A prototype that identifies objects in images is relatively easy to build. The real challenge starts when that prototype needs to process thousands of images daily, handle inconsistent input quality, maintain low latency, and provide reliable results across different environments.
Many development teams encounter this problem after a successful proof of concept. The model performs well during testing but struggles in production due to bottlenecks in image processing pipelines, poor scalability, and unpredictable inference times.
This article walks through a practical approach to building scalable Computer Vision services that can move beyond experimentation and support real business operations.
Understanding the System Setup
When building image intelligence applications, the model is only one component of the solution.
A typical production architecture includes:
- Image ingestion layer
- Preprocessing service
- Model inference service
- Result validation layer
- Storage and analytics components
Teams exploring computer vision service implementations often focus heavily on model accuracy while overlooking operational concerns such as queue management, image normalization, and failure handling.
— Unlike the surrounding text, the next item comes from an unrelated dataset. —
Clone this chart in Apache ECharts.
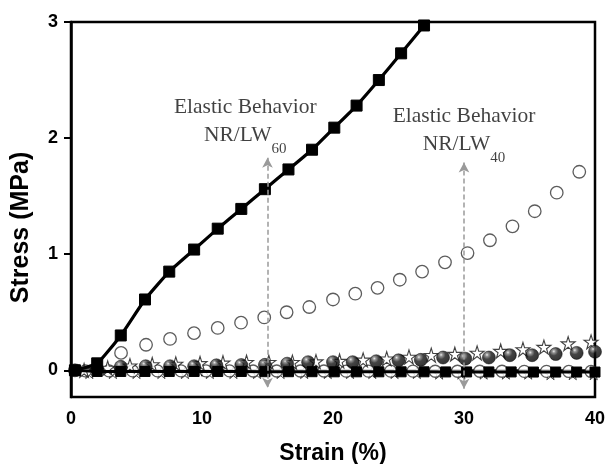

These factors usually determine production success more than marginal accuracy improvements.
Step 1: Standardize Image Preprocessing
One of the most common causes of inconsistent predictions is input variability.
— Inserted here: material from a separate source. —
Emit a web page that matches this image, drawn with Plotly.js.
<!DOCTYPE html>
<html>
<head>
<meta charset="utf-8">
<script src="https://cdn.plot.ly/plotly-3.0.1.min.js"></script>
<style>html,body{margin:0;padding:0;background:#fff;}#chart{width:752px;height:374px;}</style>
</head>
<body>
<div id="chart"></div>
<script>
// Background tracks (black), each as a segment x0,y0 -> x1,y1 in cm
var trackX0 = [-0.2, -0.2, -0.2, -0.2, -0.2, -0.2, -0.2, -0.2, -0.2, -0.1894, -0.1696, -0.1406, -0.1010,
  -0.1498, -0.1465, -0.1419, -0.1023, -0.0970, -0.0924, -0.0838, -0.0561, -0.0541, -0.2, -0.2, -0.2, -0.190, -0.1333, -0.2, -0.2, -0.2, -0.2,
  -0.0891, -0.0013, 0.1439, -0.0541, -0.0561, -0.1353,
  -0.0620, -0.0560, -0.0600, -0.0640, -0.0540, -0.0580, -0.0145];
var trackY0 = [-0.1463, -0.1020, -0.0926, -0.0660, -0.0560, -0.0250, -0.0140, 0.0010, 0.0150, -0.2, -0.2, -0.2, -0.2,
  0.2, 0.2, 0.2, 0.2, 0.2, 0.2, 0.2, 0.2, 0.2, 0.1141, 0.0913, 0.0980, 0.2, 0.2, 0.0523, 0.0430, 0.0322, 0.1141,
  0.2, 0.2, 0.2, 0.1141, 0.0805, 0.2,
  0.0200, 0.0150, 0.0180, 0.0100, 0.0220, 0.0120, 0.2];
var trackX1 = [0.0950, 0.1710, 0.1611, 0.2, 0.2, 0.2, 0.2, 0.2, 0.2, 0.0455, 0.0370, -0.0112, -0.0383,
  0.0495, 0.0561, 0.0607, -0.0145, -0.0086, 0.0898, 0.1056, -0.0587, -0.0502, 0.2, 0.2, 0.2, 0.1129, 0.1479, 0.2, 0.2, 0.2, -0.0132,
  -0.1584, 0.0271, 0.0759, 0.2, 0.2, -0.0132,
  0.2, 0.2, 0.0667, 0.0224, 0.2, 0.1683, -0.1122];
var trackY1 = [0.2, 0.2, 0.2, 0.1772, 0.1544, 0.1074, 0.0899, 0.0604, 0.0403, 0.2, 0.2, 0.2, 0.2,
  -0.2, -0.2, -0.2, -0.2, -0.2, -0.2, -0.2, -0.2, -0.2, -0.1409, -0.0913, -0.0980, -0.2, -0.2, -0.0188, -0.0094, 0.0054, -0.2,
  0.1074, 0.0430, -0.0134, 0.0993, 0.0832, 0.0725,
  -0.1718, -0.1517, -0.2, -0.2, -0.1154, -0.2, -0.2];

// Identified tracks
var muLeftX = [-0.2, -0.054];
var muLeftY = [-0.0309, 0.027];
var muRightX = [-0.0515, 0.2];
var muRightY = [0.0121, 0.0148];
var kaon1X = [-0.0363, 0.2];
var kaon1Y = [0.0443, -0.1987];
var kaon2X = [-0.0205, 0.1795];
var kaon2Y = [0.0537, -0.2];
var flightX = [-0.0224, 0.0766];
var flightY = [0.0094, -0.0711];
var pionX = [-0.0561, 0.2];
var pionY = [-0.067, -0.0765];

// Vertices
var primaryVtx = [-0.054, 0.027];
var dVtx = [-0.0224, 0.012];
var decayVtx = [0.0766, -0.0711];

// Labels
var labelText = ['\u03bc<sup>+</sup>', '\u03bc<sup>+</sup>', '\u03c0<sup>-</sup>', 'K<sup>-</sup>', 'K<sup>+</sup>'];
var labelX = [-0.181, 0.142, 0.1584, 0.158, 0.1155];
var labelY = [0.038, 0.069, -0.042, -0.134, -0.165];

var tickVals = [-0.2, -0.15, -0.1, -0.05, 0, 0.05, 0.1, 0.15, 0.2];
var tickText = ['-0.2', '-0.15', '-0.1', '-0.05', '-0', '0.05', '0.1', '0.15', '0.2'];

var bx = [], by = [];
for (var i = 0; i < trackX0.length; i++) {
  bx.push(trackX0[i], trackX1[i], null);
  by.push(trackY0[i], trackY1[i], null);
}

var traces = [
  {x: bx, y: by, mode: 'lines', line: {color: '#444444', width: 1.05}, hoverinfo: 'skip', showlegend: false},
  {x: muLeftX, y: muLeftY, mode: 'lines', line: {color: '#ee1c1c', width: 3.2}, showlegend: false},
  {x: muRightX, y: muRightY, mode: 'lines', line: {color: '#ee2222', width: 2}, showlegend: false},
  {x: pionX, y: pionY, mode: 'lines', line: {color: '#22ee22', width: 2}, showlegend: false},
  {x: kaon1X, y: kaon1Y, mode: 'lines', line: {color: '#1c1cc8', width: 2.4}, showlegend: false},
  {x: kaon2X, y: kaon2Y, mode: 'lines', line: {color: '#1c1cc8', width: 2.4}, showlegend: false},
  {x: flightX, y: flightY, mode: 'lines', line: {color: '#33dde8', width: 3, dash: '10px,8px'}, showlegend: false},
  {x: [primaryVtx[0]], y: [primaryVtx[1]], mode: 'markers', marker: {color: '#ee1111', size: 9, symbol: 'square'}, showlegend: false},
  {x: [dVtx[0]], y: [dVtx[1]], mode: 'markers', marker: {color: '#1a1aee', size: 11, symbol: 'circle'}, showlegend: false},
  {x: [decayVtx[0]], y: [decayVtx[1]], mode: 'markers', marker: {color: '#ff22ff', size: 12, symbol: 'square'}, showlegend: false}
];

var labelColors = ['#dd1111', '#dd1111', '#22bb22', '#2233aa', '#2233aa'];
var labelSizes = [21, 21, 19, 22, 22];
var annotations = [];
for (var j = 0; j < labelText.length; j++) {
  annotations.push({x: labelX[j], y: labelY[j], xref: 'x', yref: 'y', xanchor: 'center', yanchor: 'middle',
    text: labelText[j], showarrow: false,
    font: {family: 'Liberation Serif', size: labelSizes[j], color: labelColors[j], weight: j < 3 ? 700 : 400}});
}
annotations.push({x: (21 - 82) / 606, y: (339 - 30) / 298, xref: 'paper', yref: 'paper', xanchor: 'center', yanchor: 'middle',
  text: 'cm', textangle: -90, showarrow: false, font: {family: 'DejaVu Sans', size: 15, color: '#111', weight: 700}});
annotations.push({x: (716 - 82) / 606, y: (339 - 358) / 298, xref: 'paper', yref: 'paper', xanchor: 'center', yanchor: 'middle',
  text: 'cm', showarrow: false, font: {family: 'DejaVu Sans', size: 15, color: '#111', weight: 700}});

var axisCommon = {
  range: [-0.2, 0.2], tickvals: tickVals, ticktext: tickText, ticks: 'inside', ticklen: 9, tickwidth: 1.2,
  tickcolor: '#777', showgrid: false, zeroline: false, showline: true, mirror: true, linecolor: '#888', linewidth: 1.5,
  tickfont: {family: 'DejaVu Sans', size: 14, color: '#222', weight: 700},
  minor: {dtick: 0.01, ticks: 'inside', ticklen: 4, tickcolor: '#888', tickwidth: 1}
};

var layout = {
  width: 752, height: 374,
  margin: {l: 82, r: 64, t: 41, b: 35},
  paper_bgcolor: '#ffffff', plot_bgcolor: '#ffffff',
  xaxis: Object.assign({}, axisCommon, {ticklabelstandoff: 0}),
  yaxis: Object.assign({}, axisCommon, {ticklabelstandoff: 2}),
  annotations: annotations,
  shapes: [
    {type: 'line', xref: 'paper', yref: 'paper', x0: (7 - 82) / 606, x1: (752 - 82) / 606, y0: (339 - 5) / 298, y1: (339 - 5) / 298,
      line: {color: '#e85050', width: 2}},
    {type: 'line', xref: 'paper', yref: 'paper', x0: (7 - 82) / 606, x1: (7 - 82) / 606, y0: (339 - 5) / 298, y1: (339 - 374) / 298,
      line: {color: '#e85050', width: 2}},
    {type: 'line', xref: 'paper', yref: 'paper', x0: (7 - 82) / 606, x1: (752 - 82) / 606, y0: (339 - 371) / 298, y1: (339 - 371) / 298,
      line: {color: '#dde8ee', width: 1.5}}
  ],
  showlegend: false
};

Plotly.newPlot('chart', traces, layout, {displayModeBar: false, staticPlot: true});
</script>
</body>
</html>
Different devices produce images with varying:
- Resolutions
- Compression levels
- Lighting conditions
- Aspect ratios
Instead of feeding raw images directly into the model, create a dedicated preprocessing layer.
import cv2
def preprocess(image_path):
image = cv2.imread(image_path)
# Resize for model consistency
image = cv2.resize(image, (640, 640))
# Normalize pixel values
image = image / 255.0
return image
This simple step often improves prediction consistency without retraining the model.
Step 2: Separate Inference from API Logic
A common architectural mistake is embedding inference directly inside API endpoints.
Bad approach:
Client Request
|
API Server
|
Model Execution
|
Response
As traffic grows, API response times increase significantly.
A better design uses asynchronous processing.
Client
|
API Gateway
|
Queue (SQS)
|
Inference Workers
|
Database
Benefits include:
- Better throughput
- Independent scaling
- Reduced timeout issues
- Improved fault tolerance
AWS SQS and Lambda work particularly well for moderate workloads, while Kubernetes-based workers become useful for higher inference volumes.
Step 3: Optimize Model Loading
Loading a model for every request creates unnecessary overhead.
Instead, initialize the model once during service startup.
from ultralytics import YOLO
# Load once
model = YOLO("best.pt")
def predict(image):
return model(image)
We've seen inference latency drop by more than 60% simply by eliminating repeated model initialization.
For GPU environments, this optimization becomes even more important because loading weights into memory is expensive.
Step 4: Monitor Confidence Scores
Many teams treat model output as absolute truth.
Production systems should not.
A confidence threshold helps prevent unreliable predictions from reaching downstream systems.
results = model(image)
for detection in results[0].boxes:
if detection.conf > 0.80:
print("Accepted")
Threshold values should be determined through validation datasets rather than arbitrary assumptions.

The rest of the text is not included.